Mark Zuckerberg and Priscilla Chan attended the Prada show during Milan Fashion Week, wearing high-priced designer pieces and prompting debate on fashion's accessibility. The event highlighted skyrocketing luxury prices amid widespread social media engagement. Designers emphasized creating for affluent clients while navigating broader cultural influences.
Milan Fashion Week for fall/winter 2026, held in early March, drew attention not just for its runway collections but for the presence of high-profile billionaires like Meta founder Mark Zuckerberg and his wife Priscilla Chan. At the Prada show on Thursday, Chan wore a €11,500 ($13,000) Prada shearling coat with a blonde collar, an appearance possibly linked to rumors of a Meta-Prada collaboration on smart glasses.
The sighting fueled discussions on who fashion is truly for, as luxury prices have surged—a Chanel bag rose from $5,800 in 2019 to $10,800 by 2024, and Versace's spring 2025 dresses reached tens of thousands of dollars. Despite fashion's omnipresence via TikTok and Instagram, many observers noted its inaccessibility to most. Zuckerberg's net worth reportedly jumped from $72 billion to $177 billion during this period, underscoring the wealth gap.

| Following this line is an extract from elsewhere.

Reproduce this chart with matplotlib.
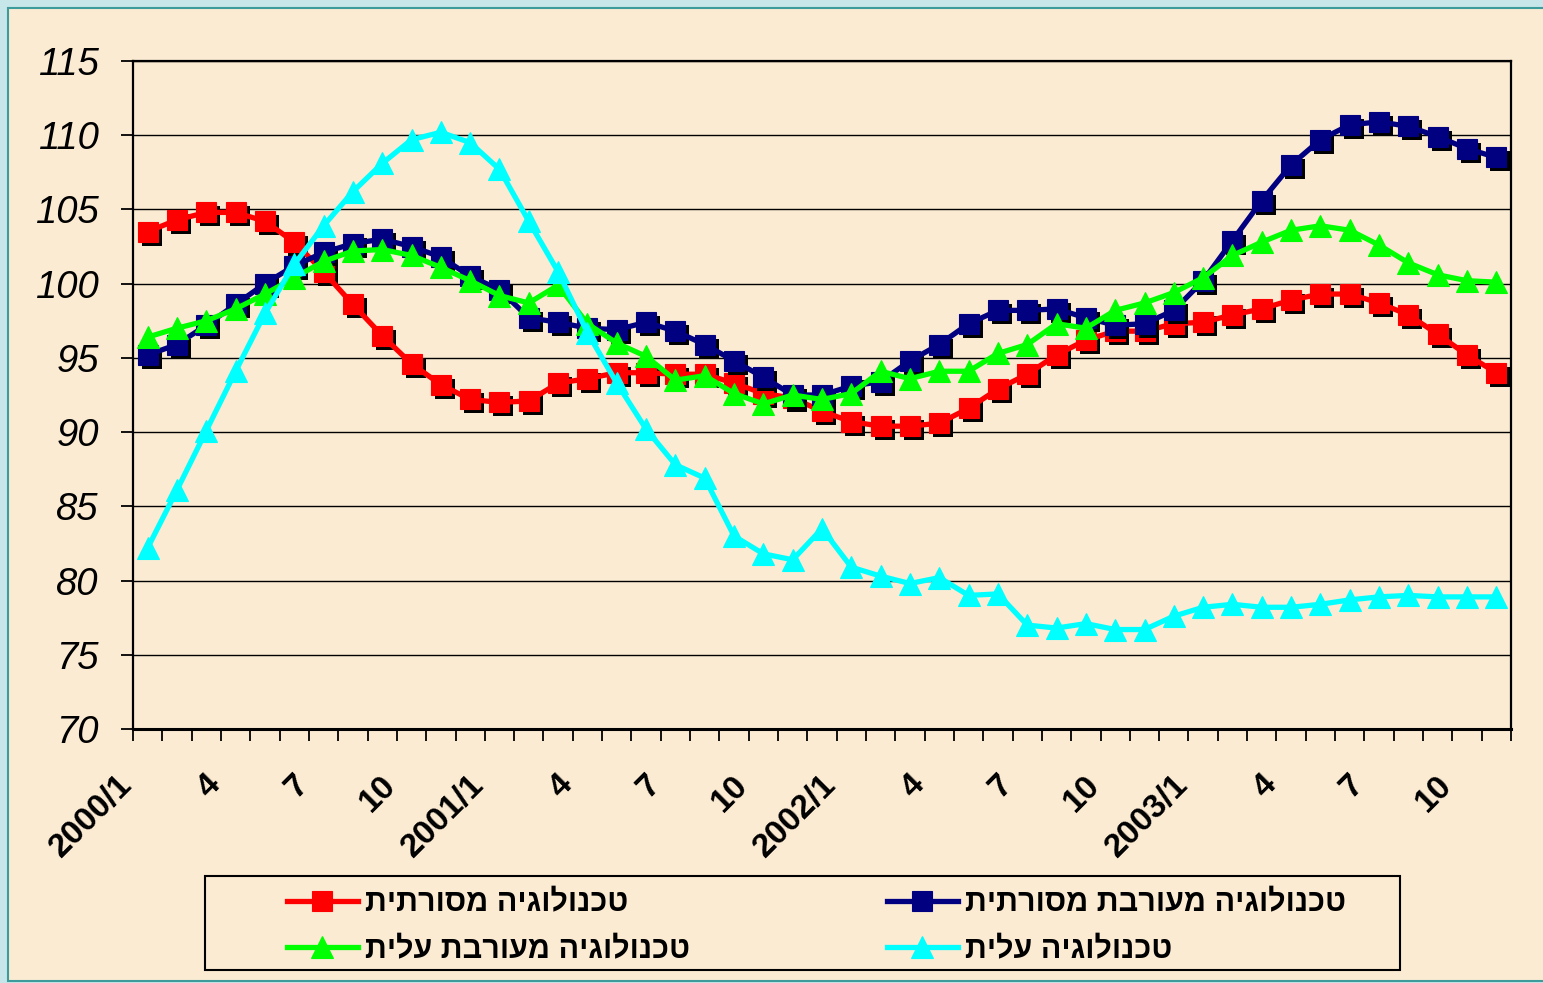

Prada's collection featured 15 models walking four times each for 60 looks, mixing pieces like bloomers, kitschy beaded skirts, feather boots, and spangly socks to comment on modern womanhood's pace. Designer Miuccia Prada stated backstage, “I try to do everything political except (the) obvious political, because I would be criticized – a rich fashion designer can’t do politics because it’s not right. We are designing for rich people. We are talking about expensive clothes, dressing rich people. You have to be aware of that.”
Street style during the week embodied Milanese 'sciura' elegance—polished women of a certain age favoring precise tailoring, bold jewelry, silk scarves, and unexpected elements like colorful coats or prints. Attendees channeled this with headscarves, chunky earrings, and playful handbags amid cobblestoned streets.
Other highlights included power tailoring at Giorgio Armani and Marni, monochromatic black across runways, and statement furry outerwear at Bottega Veneta and Fendi. Designers like Glenn Martens of Diesel noted fashion's democratization via social media: “Fashion has globalized so much more... Everybody can become a critic.” The week balanced big ideas with luxury's realities, attracting both technocrats and traditional front-row fixtures.